- _Supplied records_:
========
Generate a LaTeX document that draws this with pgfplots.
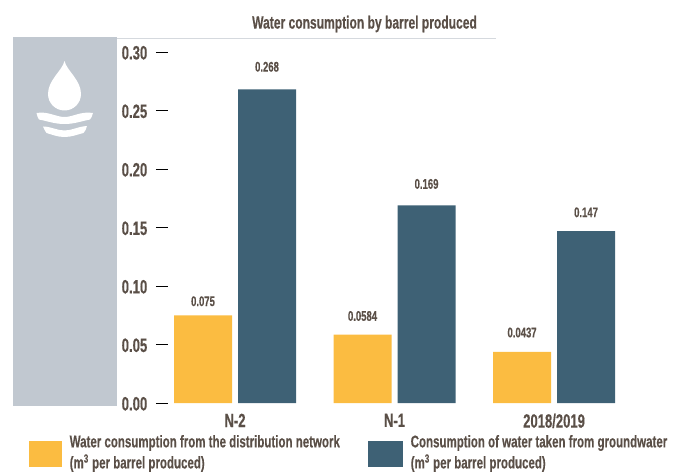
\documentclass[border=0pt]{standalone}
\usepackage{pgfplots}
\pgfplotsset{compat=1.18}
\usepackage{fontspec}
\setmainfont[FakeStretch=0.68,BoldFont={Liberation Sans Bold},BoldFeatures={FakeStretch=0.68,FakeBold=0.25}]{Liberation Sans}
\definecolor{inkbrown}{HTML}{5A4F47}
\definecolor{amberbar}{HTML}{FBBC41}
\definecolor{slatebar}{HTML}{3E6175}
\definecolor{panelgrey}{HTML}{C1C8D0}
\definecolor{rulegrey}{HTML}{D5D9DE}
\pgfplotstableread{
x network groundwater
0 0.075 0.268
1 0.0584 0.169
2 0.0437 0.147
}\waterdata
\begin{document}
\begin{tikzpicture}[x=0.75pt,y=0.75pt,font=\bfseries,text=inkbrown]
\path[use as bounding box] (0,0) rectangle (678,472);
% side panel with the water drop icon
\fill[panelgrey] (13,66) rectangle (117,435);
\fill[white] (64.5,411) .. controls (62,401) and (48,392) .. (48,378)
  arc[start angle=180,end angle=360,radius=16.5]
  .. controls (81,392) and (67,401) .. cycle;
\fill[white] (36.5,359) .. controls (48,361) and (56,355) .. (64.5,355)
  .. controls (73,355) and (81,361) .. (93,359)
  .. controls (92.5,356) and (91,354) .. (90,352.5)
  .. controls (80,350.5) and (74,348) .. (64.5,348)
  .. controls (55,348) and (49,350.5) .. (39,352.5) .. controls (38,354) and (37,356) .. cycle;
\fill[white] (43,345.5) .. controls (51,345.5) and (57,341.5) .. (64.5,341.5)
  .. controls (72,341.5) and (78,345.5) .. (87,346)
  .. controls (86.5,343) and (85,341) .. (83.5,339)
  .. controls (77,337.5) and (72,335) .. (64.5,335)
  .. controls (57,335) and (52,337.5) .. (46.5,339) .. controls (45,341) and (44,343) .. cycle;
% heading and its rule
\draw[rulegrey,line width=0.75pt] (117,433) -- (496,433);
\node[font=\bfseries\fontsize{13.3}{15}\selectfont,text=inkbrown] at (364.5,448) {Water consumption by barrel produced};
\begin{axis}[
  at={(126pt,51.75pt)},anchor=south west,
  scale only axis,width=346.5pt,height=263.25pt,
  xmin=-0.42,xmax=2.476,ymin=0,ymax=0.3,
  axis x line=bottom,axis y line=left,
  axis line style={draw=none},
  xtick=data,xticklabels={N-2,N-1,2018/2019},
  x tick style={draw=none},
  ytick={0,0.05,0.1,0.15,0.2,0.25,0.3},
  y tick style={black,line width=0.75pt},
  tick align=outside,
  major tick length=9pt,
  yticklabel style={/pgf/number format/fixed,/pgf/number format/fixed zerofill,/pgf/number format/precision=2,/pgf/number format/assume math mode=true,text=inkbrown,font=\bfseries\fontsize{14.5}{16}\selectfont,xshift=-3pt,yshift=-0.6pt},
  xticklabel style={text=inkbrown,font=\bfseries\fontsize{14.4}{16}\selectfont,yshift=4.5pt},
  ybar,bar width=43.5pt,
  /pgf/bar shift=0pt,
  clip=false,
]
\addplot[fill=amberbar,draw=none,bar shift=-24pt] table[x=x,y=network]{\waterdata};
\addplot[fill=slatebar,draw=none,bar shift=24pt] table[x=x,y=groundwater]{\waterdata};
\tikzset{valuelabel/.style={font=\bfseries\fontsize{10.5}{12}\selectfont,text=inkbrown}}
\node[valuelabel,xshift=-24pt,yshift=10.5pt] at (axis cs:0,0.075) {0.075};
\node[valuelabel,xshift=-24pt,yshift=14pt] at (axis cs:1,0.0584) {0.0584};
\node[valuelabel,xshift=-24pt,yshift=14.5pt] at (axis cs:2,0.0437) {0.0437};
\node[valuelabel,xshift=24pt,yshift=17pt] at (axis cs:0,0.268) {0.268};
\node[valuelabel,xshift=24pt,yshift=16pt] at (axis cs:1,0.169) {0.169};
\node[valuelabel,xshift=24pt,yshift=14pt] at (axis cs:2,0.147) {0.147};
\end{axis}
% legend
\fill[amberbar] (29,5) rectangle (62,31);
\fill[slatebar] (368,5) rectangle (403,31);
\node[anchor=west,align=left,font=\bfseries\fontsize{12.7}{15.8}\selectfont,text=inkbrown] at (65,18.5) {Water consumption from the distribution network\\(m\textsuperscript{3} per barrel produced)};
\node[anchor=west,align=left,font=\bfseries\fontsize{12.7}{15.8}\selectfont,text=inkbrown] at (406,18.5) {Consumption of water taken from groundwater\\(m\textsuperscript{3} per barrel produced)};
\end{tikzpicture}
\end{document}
========
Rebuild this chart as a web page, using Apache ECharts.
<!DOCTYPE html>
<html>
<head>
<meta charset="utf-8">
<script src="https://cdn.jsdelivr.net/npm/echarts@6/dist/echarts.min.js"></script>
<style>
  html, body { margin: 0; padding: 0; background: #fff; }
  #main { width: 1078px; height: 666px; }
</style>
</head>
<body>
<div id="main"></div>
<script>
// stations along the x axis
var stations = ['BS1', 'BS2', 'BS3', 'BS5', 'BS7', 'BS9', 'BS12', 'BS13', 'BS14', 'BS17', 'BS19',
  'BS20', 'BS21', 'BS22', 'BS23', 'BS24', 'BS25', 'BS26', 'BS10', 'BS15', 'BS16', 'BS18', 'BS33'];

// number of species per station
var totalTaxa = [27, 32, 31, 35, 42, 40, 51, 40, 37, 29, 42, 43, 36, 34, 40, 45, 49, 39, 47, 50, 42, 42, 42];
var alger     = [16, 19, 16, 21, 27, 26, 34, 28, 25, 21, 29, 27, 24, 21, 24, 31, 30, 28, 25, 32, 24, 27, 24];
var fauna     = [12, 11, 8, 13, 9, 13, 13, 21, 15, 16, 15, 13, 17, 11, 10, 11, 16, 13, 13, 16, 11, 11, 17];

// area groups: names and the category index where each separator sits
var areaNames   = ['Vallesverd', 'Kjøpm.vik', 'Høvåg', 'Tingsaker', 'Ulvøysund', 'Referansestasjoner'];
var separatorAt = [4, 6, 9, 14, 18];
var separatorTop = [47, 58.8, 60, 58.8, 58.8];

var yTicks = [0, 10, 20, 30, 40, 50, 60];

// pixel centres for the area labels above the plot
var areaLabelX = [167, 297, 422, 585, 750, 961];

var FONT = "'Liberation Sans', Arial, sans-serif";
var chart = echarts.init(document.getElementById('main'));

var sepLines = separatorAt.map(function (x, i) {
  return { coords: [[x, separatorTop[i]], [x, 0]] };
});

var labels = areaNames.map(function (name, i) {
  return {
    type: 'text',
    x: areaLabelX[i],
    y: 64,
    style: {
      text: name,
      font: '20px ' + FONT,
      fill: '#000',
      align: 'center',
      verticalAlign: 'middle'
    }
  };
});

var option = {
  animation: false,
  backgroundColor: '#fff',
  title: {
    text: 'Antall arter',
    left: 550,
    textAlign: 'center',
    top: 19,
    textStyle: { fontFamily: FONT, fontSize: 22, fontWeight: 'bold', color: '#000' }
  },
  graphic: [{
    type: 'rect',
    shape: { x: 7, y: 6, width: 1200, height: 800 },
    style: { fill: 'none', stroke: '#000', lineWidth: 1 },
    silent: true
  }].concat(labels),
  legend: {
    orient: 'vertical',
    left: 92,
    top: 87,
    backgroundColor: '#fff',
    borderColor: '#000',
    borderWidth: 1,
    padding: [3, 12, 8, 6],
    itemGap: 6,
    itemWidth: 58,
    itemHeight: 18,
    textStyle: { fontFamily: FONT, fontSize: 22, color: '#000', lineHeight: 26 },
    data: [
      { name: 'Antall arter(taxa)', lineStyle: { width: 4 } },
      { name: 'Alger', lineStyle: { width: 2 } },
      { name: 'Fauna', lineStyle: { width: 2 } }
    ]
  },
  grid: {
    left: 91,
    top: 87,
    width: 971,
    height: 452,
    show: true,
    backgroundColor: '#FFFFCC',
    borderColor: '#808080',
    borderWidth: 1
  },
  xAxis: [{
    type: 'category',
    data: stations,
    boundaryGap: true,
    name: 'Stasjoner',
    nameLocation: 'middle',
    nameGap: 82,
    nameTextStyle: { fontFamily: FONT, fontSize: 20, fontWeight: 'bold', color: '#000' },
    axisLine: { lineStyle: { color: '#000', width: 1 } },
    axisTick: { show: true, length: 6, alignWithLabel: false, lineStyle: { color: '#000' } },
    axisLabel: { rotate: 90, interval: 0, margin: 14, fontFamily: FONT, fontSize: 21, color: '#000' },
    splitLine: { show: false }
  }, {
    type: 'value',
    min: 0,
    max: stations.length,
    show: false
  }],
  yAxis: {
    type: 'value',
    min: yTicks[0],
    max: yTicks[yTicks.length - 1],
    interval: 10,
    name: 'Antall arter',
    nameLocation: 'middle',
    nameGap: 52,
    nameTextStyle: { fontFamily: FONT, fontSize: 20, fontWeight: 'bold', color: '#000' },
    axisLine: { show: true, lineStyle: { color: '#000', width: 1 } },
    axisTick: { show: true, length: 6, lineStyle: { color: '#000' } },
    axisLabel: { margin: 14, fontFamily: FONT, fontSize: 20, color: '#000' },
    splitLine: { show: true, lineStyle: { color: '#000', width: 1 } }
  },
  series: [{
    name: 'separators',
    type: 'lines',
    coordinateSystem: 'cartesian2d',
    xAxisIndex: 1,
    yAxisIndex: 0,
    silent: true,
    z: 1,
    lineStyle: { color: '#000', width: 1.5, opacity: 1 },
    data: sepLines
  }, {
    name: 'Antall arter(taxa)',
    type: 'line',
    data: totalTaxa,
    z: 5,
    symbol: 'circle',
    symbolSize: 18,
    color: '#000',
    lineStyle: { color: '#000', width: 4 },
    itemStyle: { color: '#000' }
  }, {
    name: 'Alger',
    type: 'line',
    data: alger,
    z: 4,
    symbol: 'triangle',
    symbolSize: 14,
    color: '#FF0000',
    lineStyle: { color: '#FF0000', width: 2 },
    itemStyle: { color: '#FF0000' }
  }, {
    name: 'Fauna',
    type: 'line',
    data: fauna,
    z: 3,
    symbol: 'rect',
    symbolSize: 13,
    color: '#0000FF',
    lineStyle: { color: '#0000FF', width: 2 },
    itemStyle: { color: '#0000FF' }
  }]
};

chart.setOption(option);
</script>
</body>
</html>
========
- _Problem requirements_: Determine how many lines include the word "this" and report that number by itself.

- _Correct result_: 2